Filter for the word "with" and keep each matching line.

** Extracted data **
________
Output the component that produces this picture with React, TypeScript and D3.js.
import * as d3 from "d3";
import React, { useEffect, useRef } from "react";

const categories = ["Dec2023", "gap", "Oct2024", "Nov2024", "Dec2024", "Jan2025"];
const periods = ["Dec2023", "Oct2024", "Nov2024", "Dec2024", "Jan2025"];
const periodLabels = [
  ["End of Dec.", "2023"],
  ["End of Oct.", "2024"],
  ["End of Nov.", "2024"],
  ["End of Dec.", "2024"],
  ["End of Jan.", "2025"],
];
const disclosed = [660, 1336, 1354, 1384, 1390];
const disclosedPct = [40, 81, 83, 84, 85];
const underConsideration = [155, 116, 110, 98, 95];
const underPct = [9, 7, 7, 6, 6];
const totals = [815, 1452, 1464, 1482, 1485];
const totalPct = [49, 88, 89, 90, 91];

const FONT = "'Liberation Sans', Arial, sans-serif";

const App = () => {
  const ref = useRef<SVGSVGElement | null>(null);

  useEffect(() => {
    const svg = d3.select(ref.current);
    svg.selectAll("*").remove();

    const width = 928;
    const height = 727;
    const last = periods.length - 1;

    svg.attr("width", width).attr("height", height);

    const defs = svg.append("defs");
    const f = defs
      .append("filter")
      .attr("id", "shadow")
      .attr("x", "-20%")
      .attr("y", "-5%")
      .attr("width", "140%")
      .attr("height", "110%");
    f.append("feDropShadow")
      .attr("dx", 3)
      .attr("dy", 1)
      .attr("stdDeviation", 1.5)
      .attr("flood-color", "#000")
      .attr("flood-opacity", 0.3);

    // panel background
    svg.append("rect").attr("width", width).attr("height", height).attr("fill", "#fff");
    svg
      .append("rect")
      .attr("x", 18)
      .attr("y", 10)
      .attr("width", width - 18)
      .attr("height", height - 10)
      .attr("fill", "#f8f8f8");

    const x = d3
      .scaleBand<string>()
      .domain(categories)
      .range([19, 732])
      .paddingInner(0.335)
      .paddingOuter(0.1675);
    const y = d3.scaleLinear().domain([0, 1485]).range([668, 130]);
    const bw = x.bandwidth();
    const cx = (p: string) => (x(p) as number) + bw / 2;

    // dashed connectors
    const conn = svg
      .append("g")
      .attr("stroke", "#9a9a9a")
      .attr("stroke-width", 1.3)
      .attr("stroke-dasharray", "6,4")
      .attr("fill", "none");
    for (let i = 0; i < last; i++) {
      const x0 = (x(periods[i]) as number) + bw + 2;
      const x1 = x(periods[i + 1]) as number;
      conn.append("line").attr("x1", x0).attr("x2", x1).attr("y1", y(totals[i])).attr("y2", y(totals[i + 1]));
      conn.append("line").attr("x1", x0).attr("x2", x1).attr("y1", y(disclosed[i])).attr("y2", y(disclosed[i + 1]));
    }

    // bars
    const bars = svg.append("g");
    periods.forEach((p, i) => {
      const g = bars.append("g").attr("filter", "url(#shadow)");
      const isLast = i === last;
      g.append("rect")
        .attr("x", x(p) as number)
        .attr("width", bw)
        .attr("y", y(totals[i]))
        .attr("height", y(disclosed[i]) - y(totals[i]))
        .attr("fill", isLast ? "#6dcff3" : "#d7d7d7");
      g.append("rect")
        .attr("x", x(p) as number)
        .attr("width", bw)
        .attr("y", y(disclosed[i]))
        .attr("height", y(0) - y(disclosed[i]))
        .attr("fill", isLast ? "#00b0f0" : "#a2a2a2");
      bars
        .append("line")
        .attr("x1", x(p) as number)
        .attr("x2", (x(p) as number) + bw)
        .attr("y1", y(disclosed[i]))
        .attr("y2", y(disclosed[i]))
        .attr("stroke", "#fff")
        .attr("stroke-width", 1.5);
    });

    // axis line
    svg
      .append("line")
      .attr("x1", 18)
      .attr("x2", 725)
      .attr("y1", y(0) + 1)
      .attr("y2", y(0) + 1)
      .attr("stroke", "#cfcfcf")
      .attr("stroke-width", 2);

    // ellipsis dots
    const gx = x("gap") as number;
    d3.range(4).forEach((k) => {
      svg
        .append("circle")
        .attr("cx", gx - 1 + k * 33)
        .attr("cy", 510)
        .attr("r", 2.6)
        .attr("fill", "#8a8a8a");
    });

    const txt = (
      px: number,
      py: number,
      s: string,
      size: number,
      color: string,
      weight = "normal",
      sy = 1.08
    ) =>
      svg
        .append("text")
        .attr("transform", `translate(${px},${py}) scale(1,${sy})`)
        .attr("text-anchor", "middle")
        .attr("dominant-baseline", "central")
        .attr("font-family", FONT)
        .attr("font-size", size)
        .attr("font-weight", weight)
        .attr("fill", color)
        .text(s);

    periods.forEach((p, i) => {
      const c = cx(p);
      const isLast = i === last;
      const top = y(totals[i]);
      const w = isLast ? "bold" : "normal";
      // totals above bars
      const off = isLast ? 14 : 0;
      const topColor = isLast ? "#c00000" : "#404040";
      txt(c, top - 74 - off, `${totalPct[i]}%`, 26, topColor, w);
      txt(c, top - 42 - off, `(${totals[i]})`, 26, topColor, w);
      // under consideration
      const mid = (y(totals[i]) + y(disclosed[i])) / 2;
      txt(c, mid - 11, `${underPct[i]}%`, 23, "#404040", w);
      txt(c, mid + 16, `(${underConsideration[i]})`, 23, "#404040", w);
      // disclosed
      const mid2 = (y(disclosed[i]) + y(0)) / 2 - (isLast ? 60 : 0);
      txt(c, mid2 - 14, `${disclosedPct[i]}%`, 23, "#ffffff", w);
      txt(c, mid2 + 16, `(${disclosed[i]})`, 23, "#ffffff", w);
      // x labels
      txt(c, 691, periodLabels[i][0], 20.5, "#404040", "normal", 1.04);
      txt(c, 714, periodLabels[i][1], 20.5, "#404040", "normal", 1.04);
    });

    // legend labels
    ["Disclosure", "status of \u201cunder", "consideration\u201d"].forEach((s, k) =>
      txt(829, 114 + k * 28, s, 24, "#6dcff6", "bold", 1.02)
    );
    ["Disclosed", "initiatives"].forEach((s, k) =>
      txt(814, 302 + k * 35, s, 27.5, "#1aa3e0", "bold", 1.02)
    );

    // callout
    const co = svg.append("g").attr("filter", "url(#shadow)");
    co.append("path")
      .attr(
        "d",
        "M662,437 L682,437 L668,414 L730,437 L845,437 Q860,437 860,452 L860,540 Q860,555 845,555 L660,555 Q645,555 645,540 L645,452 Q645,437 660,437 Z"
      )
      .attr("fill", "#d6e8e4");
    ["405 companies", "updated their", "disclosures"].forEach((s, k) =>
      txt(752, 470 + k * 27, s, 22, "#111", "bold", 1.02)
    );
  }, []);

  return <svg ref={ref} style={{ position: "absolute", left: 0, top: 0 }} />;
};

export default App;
________
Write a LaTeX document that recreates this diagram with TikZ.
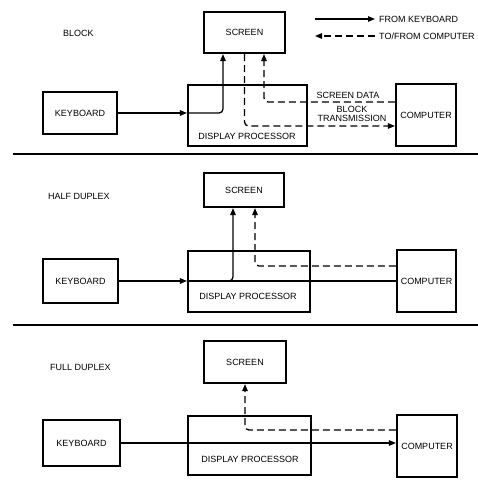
________
** In response **
Output the component that produces this picture with React, TypeScript and D3.js.
Write a LaTeX document that recreates this diagram with TikZ.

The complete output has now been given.